Woretemoeteryenner gave birth to her children on the Bass Strait islands. She had a daughter named Dalrymple (Dolly) about 1812. She had three more daughters: Eliza, Mary (also known as Margaret), and an unnamed daughter, born in 1817, 1818 and 1819, respectively, who all died young. The unnamed daughter was killed during an attack by a group of Aboriginal people. A son named John was born in 1820. (Note: When Dolly was seven she lived with Dr. Jacob Mountgarrett and his family. Dolly had eleven children with her husband, Thomas Johnson, whose descendants lived primarily in north-west Tasmania. In 1853, John married Louisa Strugnell, an Aboriginal women. They lived in Victoria at the Coranderrk Aboriginal station, near Healesville. They had eight children who reached adulthood. John and Louisa's descendants have lived mostly in New South Wales and Victoria.)

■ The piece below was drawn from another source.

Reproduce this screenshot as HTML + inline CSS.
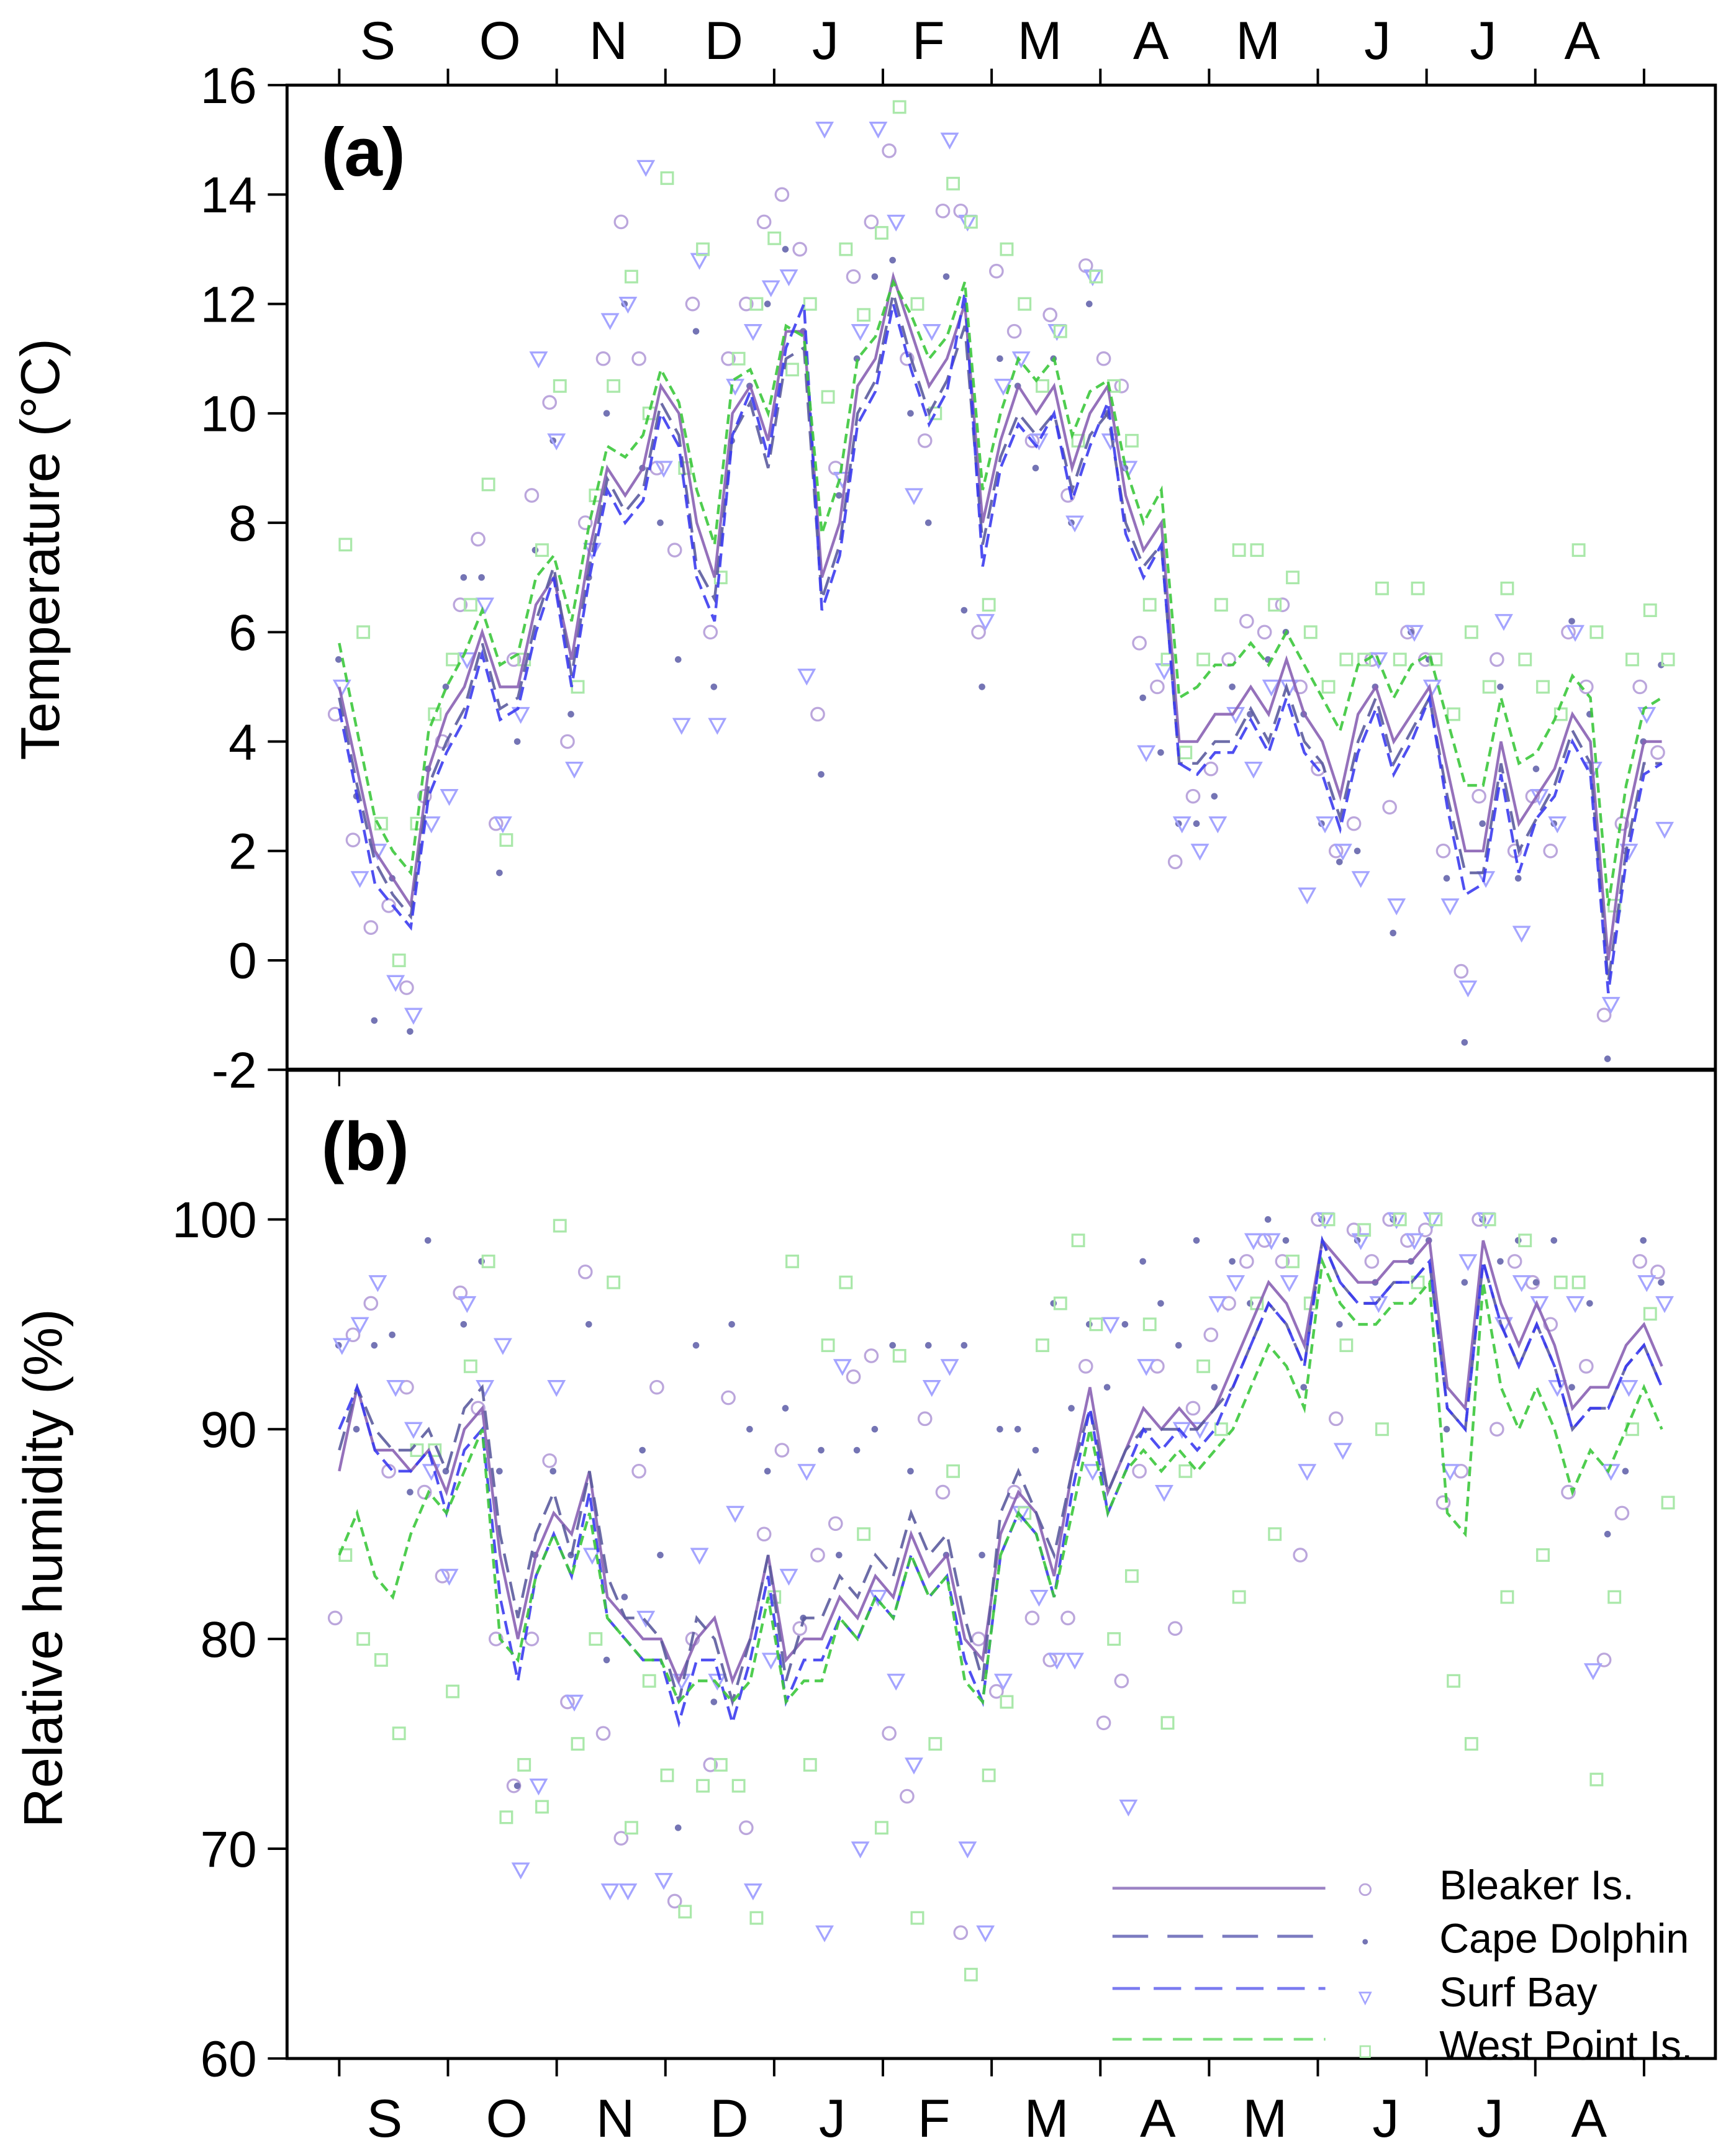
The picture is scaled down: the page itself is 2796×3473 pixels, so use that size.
<!DOCTYPE html>
<html><head><meta charset="utf-8"><style>
html,body{margin:0;padding:0;background:#fff;}
svg{display:block;}
text{font-family:"Liberation Sans",Arial,sans-serif;fill:#000;}
</style></head><body>
<svg id="chart" width="2796" height="3473" viewBox="0 0 1264 1570" preserveAspectRatio="none" xmlns="http://www.w3.org/2000/svg">
<g id="marks"></g>
<g id="axes"></g>
</svg>
<script>
// ---- data (5-day steps starting 1 Sep) ----
const months = ["S","O","N","D","J","F","M","A","M","J","J","A"];
const tempTicks = [-2,0,2,4,6,8,10,12,14,16];
const rhTicks = [60,70,80,90,100];
const stations = ["Bleaker Is.","Cape Dolphin","Surf Bay","West Point Is."];

const tBleakerLine = [5.0,3.5,2.0,1.5,1.0,3.5,4.5,5.0,6.0,5.0,5.0,6.5,7.0,5.5,7.5,9.0,8.5,9.0,10.5,10.0,8.0,7.0,10.0,10.5,9.5,11.5,11.5,7.0,8.0,10.5,11.0,12.5,11.5,10.5,11.0,12.0,8.0,9.5,10.5,10.0,10.5,9.0,10.0,10.5,8.5,7.5,8.0,4.0,4.0,4.5,4.5,5.0,4.5,5.5,4.5,4.0,3.0,4.5,5.0,4.0,4.5,5.0,3.5,2.0,2.0,4.0,2.5,3.0,3.5,4.5,4.0,0.0,2.5,4.0,4.0];
const tCapeLine    = [4.8,3.2,1.8,1.2,0.8,3.2,4.0,4.6,5.8,4.6,4.8,6.2,7.2,5.2,7.2,8.8,8.2,8.6,10.2,9.6,7.2,6.6,9.6,10.2,9.0,11.0,11.2,6.6,7.6,10.0,10.6,12.2,11.0,10.0,10.6,11.6,7.6,9.2,10.0,9.6,10.0,8.6,9.6,10.0,8.0,7.2,7.6,3.6,3.6,4.0,4.0,4.6,4.0,5.0,4.0,3.6,2.6,4.0,4.8,3.6,4.2,4.8,3.0,1.6,1.6,3.6,2.0,2.6,3.2,4.2,3.6,-0.4,2.0,3.6,3.6];
const tSurfLine    = [4.6,3.0,1.4,1.0,0.6,3.0,3.8,4.4,5.6,4.4,4.6,6.0,7.0,5.0,7.0,8.6,8.0,8.4,10.0,9.4,7.0,6.2,9.6,10.4,9.2,11.2,12.0,6.4,7.4,9.8,10.4,12.0,10.8,9.8,10.4,12.2,7.2,9.0,9.8,9.4,10.0,8.4,9.4,10.2,7.8,7.0,7.6,3.6,3.4,3.8,3.8,4.4,3.8,4.8,3.8,3.4,2.4,3.8,4.6,3.4,4.0,4.8,2.8,1.2,1.4,3.4,1.6,2.6,3.0,4.0,3.4,-0.6,1.8,3.4,3.6];
const tWestLine    = [5.8,4.2,2.6,2.0,1.6,4.2,5.0,5.6,6.4,5.4,5.6,7.0,7.4,6.2,8.0,9.4,9.2,9.6,10.8,10.2,8.6,7.6,10.6,10.8,10.0,11.6,11.4,7.8,8.8,11.0,11.4,12.4,11.8,11.0,11.4,12.4,8.6,10.0,11.0,10.6,11.0,9.6,10.4,10.6,9.0,8.0,8.6,4.8,5.0,5.4,5.4,5.8,5.4,6.0,5.4,4.8,4.2,5.4,5.6,4.8,5.4,5.6,4.4,3.2,3.2,4.8,3.6,3.8,4.4,5.2,4.8,1.0,3.2,4.6,4.8];

const tBleakerPts = [4.5,2.2,0.6,1.0,-0.5,3.0,4.0,6.5,7.7,2.5,5.5,8.5,10.2,4.0,8.0,11.0,13.5,11.0,9.0,7.5,12.0,6.0,11.0,12.0,13.5,14.0,13.0,4.5,9.0,12.5,13.5,14.8,11.0,9.5,13.7,13.7,6.0,12.6,11.5,9.5,11.8,8.5,12.7,11.0,10.5,5.8,5.0,1.8,3.0,3.5,5.5,6.2,6.0,6.5,5.0,3.5,2.0,2.5,5.5,2.8,6.0,5.5,2.0,-0.2,3.0,5.5,2.0,3.0,2.0,6.0,5.0,-1.0,2.5,5.0,3.8];
const tCapePts    = [5.5,3.0,-1.1,1.5,-1.3,3.5,5.0,7.0,7.0,1.6,4.0,7.5,9.5,4.5,7.0,10.0,12.0,9.0,8.0,5.5,11.5,5.0,9.5,10.5,12.0,13.0,11.5,3.4,8.5,11.0,12.5,12.8,10.0,8.0,12.5,6.4,5.0,11.0,10.5,9.0,11.0,8.0,12.0,10.0,9.0,4.8,3.8,2.5,2.5,3.0,5.0,4.5,5.5,6.0,4.5,2.5,1.8,2.0,5.0,0.5,6.0,5.5,1.5,-1.5,2.5,5.0,1.5,3.5,2.5,6.2,4.5,-1.8,2.0,4.0,5.4];
const tSurfPts    = [5.0,1.5,2.0,-0.4,-1.0,2.5,3.0,5.5,6.5,2.5,4.5,11.0,9.5,3.5,7.5,11.7,12.0,14.5,9.0,4.3,12.8,4.3,10.5,11.5,12.3,12.5,5.2,15.2,8.8,11.5,15.2,13.5,8.5,11.5,15.0,13.5,6.2,10.5,11.0,9.5,11.5,8.0,12.5,9.5,9.0,3.8,5.3,2.5,2.0,2.5,4.5,3.5,5.0,5.0,1.2,2.5,2.0,1.5,5.5,1.0,6.0,5.0,1.0,-0.5,1.5,6.2,0.5,3.0,2.5,6.0,3.5,-0.8,2.0,4.5,2.4];
const tWestPts    = [7.6,6.0,2.5,0.0,2.5,4.5,5.5,6.5,8.7,2.2,5.5,7.5,10.5,5.0,8.5,10.5,12.5,10.0,14.3,9.0,13.0,7.0,11.0,12.0,13.2,10.8,12.0,10.3,13.0,11.8,13.3,15.6,12.0,10.0,14.2,13.5,6.5,13.0,12.0,10.5,11.5,9.5,12.5,10.5,9.5,6.5,5.5,3.8,5.5,6.5,7.5,7.5,6.5,7.0,6.0,5.0,5.5,5.5,6.8,5.5,6.8,5.5,4.5,6.0,5.0,6.8,5.5,5.0,4.5,7.5,6.0,1.0,5.5,6.4,5.5];

const rhBleakerLine = [88,92,89,89,88,89,87,90,91,84,80,84,86,85,88,82,81,80,80,78,80,81,78,80,84,79,80,80,82,81,83,82,85,83,84,80,79,85,87,86,83,88,92,87,89,91,90,91,90,91,93,95,97,96,94,99,98,97,97,98,98,99,92,91,99,96,94,96,94,91,92,92,94,95,93];
const rhCapeLine    = [89,92,90,89,89,90,88,91,92,85,81,85,87,84,88,83,81,81,80,77,81,80,77,80,84,78,81,81,83,82,84,83,86,84,85,81,78,86,88,86,84,88,91,87,89,90,90,90,90,91,92,94,96,95,93,99,97,96,96,97,97,98,91,90,98,95,93,95,93,90,91,91,93,94,92];
const rhSurfLine    = [90,92,89,88,88,89,86,89,90,82,78,83,85,83,87,81,80,79,79,76,79,79,76,79,83,77,79,79,81,80,82,81,84,82,83,79,77,84,86,85,82,87,91,86,88,90,89,90,89,90,92,94,96,95,93,99,97,96,96,97,97,98,91,90,98,95,93,95,93,90,91,91,93,94,92];
const rhWestLine    = [84,86,83,82,85,87,86,88,90,80,79,83,85,83,86,81,80,79,79,77,78,78,77,78,82,77,78,78,81,80,82,81,84,82,83,78,77,84,86,85,82,86,90,86,88,89,88,89,88,89,90,92,94,93,91,98,96,95,95,96,96,97,86,85,97,92,90,92,90,87,89,88,90,92,90];

const rhBleakerPts = [81,94.5,96,88,92,87,83,96.5,91,80,73,80,88.5,77,97.5,75.5,70.5,88,92,67.5,80,74,91.5,71,85,89,80.5,84,85.5,92.5,93.5,75.5,72.5,90.5,87,66,80,77.5,87,81,79,81,93,76,78,88,93,80.5,91,94.5,96,98,99,98,84,100,90.5,99.5,98,100,99,99.5,86.5,88,100,90,98,97,95,87,93,79,86,98,97.5];
const rhCapePts    = [94,90,94,94.5,87,99,88,95,98,88,73,84,88,84,95,79,82,89,84,71,94,77,95,90,88,91,81,89,84,89,90,94,88,94,84,94,84,90,90,89,96,91,95,92,95,98,96,94,99,92,98,96,100,99,92,100,95,99,97,100,98,99,90,97,100,98,99,97,99,92,96,85,88,99,97];
const rhSurfPts    = [94,95,97,92,90,88,83,96,92,94,69,73,92,77,84,68,68,81,68.5,78,84,78,86,68,79,83,88,66,93,70,82,78,74,92,93,70,66,78,86,82,79,79,88,95,72,93,87,90,90,96,97,99,99,97,88,100,89,99,96,100,99,100,88,98,100,95,97,96,92,96,78.5,88,92,97,96];
const rhWestPts    = [84,80,79,75.5,89,89,77.5,93,98,71.5,74,72,99.7,75,80,97,71,78,73.5,67,73,74,73,66.7,82,98,74,94,97,85,71,93.5,66.7,75,88,64,73.5,77,86,94,96,99,95,80,83,95,76,88,93,90,82,96,85,98,96,100,94,99.5,90,100,97,100,78,75,100,82,99,84,97,97,73.3,82,90,95.5,86.5];

// ---- layout ----
const NS="http://www.w3.org/2000/svg";
const L=209,R=1249,A_TOP=62,A_BOT=779,B_TOP=779,B_BOT=1499;
const xDay = d => 247 + d*950/365;
const xIdx = i => xDay(i*5);
const yT = v => A_BOT - (v+2)/18*(A_BOT-A_TOP);
const yH = v => B_BOT - (v-60)/40*(1499-888);
const marks=document.getElementById('marks'), axes=document.getElementById('axes');
function mk(tag,attrs,parent){const e=document.createElementNS(NS,tag);for(const k in attrs)e.setAttribute(k,attrs[k]);parent.appendChild(e);return e;}

const lineStyle=[
 {stroke:"#8a62b4",dash:"none"},
 {stroke:"#5c5c9e",dash:"14 7"},
 {stroke:"#3c3cf0",dash:"10 5"},
 {stroke:"#3cc83c",dash:"7 4"}];
function marker(kind,x,y,parent){
 let e;
 if(kind===0){e=mk('circle',{cx:x,cy:y,r:4.6,fill:"none",stroke:"#bba6dc","stroke-width":1.5},parent);}
 else if(kind===1){e=mk('circle',{cx:x,cy:y,r:2.4,fill:"#7474b4"},parent);}
 else if(kind===2){e=mk('path',{d:`M${x-5.5},${y-4.5}L${x+5.5},${y-4.5}L${x},${y+5.5}Z`,fill:"none",stroke:"#a4a4ff","stroke-width":1.5},parent);}
 else {e=mk('rect',{x:x-4.2,y:y-4.2,width:8.4,height:8.4,fill:"none",stroke:"#aae8aa","stroke-width":1.5},parent);}
 return e;
}
function drawPanel(pts,lines,yf,clipTop,clipBot,tag){
 pts.forEach((arr,k)=>{arr.forEach((v,i)=>{
   const y=yf(v); if(y<clipTop||y>clipBot) return;
   const m=marker(k,xIdx(i)+k*2.5-3,y,marks);
   
   
 });});
 lines.forEach((arr,k)=>{
   const p=arr.map((v,i)=>xIdx(i).toFixed(1)+","+yf(v).toFixed(1)).join(" ");
   const pl=mk('polyline',{points:p,fill:"none",stroke:lineStyle[k].stroke,"stroke-width":2,"stroke-dasharray":lineStyle[k].dash,opacity:0.9},marks);
   
   
 });
}
drawPanel([tBleakerPts,tCapePts,tSurfPts,tWestPts],[tBleakerLine,tCapeLine,tSurfLine,tWestLine],yT,A_TOP,A_BOT,'temperature');
drawPanel([rhBleakerPts,rhCapePts,rhSurfPts,rhWestPts],[rhBleakerLine,rhCapeLine,rhSurfLine,rhWestLine],yH,B_TOP,B_BOT,'humidity');

// frames
let f=mk('rect',{x:L,y:A_TOP,width:R-L,height:B_BOT-A_TOP,fill:"none",stroke:"#000","stroke-width":2.2},axes);


mk('line',{x1:L,y1:A_BOT,x2:R,y2:A_BOT,stroke:"#000","stroke-width":3},axes);
// month ticks
for(let k=0;k<13;k++){
 const x=247+k*79.17;
 mk('line',{x1:x,y1:A_TOP-12,x2:x,y2:A_TOP,stroke:"#000","stroke-width":1.8},axes);
 mk('line',{x1:x,y1:B_BOT,x2:x,y2:B_BOT+13,stroke:"#000","stroke-width":1.8},axes);
}
mk('line',{x1:247,y1:B_TOP,x2:247,y2:B_TOP+12,stroke:"#000","stroke-width":1.5},axes);
const topX=[275,364,443,527,601,676,757,838,916,1003,1080,1152];
const botX=[280,369,448,531,606,680,762,843,921,1009,1085,1157];
months.forEach((m,i)=>{
 const t=mk('text',{x:topX[i],y:43,"font-size":39,"text-anchor":"middle"},axes);t.textContent=m;
 
 
 const b=mk('text',{x:botX[i],y:1556,"font-size":39,"text-anchor":"middle"},axes);b.textContent=m;
 
 
});
tempTicks.forEach(v=>{
 const y=yT(v);
 mk('line',{x1:L-14,y1:y,x2:L,y2:y,stroke:"#000","stroke-width":1.8},axes);
 const t=mk('text',{x:187,y:y+13,"font-size":37,"text-anchor":"end"},axes);t.textContent=v;
 
 
});
rhTicks.forEach(v=>{
 const y=yH(v);
 mk('line',{x1:L-14,y1:y,x2:L,y2:y,stroke:"#000","stroke-width":1.8},axes);
 const t=mk('text',{x:187,y:y+13,"font-size":37,"text-anchor":"end"},axes);t.textContent=v;
 
 
});
</script>
<svg style="position:absolute;left:0;top:0" width="2796" height="3473" viewBox="0 0 1264 1570" preserveAspectRatio="none" xmlns="http://www.w3.org/2000/svg">
<text x="234" y="128" font-size="50" font-weight="bold">(a)</text>
<text x="234" y="852" font-size="50" font-weight="bold">(b)</text>
<text transform="translate(43,400) rotate(-90)" font-size="40" text-anchor="middle">Temperature (°C)</text>
<text transform="translate(45,1142) rotate(-90)" font-size="40" text-anchor="middle">Relative humidity (%)</text>
<g>
<line x1="810" y1="1375" x2="965" y2="1375" stroke="#9b82c4" stroke-width="2"/>
<line x1="810" y1="1410" x2="965" y2="1410" stroke="#7b7bc0" stroke-width="2.2" stroke-dasharray="26 14"/>
<line x1="810" y1="1448" x2="965" y2="1448" stroke="#7b7bf0" stroke-width="2.2" stroke-dasharray="20 10"/>
<line x1="810" y1="1485" x2="965" y2="1485" stroke="#80e080" stroke-width="2" stroke-dasharray="14 8"/>
<circle cx="994" cy="1376" r="4" fill="none" stroke="#bba6dc" stroke-width="1.3"/>
<circle cx="994" cy="1414" r="2" fill="#7474b4"/>
<path d="M990,1451L998,1451L994,1459Z" fill="none" stroke="#a4a4ff" stroke-width="1.2"/>
<rect x="990.5" y="1490" width="7" height="8" fill="none" stroke="#aae8aa" stroke-width="1.2"/>
<text x="1048" y="1383" font-size="30">Bleaker Is.</text>
<text x="1048" y="1422" font-size="30">Cape Dolphin</text>
<text x="1048" y="1461" font-size="30">Surf Bay</text>
<text x="1048" y="1500" font-size="30">West Point Is.</text>
</g>
</svg>
</body></html>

Woretemoeteryenner was sold by Briggs to another sealer for a guinea sometime after 1820.

==Sealing in the Indian Ocean==
Woretemoeteryenner became an experienced sealer but by 1820, most of the seals had been hunted out at the Furneaux Group of the Bass Strait islands and it was needed to travel farther to find seals to hunt. Woretemoeteryenner and four other Tasmanian Aboriginal women, being at this stage the property of the sealer Thomas Taylor, were boarded onto boats to go to the remote Île Amsterdam and Île Saint-Paul islands in the southern Indian Ocean. After harvesting seals here, these Aboriginal women and their children were left by the ship's captain at Rodriguez Island. Abandoned, the group were eventually picked up and transported to the nearby island of Mauritius. Woretemoeteryenner lived at Rodrigues and Mauritius from 1826 to 1827 and learned to communicate in French. Woretemoeteryenner was one of three women who survived the ordeal and was repatriated in the latter half of 1827.

==Wybalenna==
Upon returning to Van Diemen's Land, Woretemoeteryenner again lived with the sealers on the Bass Strait Islands. In 1830, she was removed from these men by George Augustus Robinson and became part of his "friendly mission" to round up all the remaining Indigenous Tasmanians. In 1833, she was exiled with the surviving Aboriginal people at the Wybalenna Aboriginal Establishment on Flinders Island where she was given the name "Margaret".

==Permitted to live in British society==
In 1841, Woretemoeteryenner's daughter, Dolly Briggs, who was married to and living with a British settler named Thomas Johnson at Perth, Tasmania, requested that her mother be allowed to leave the terrible conditions at Wybalenna and live with her and her husband. The request was approved and in a highly unusual circumstance, Woretemoeteryenner was permitted to leave Wybalenna and live in the relative freedom of British colonial society, albeit mostly confined to her daughter's residence where she was a loving grandmother to her grandchildren.

==Death==
She died at Perth, Tasmania on 13 October 1847.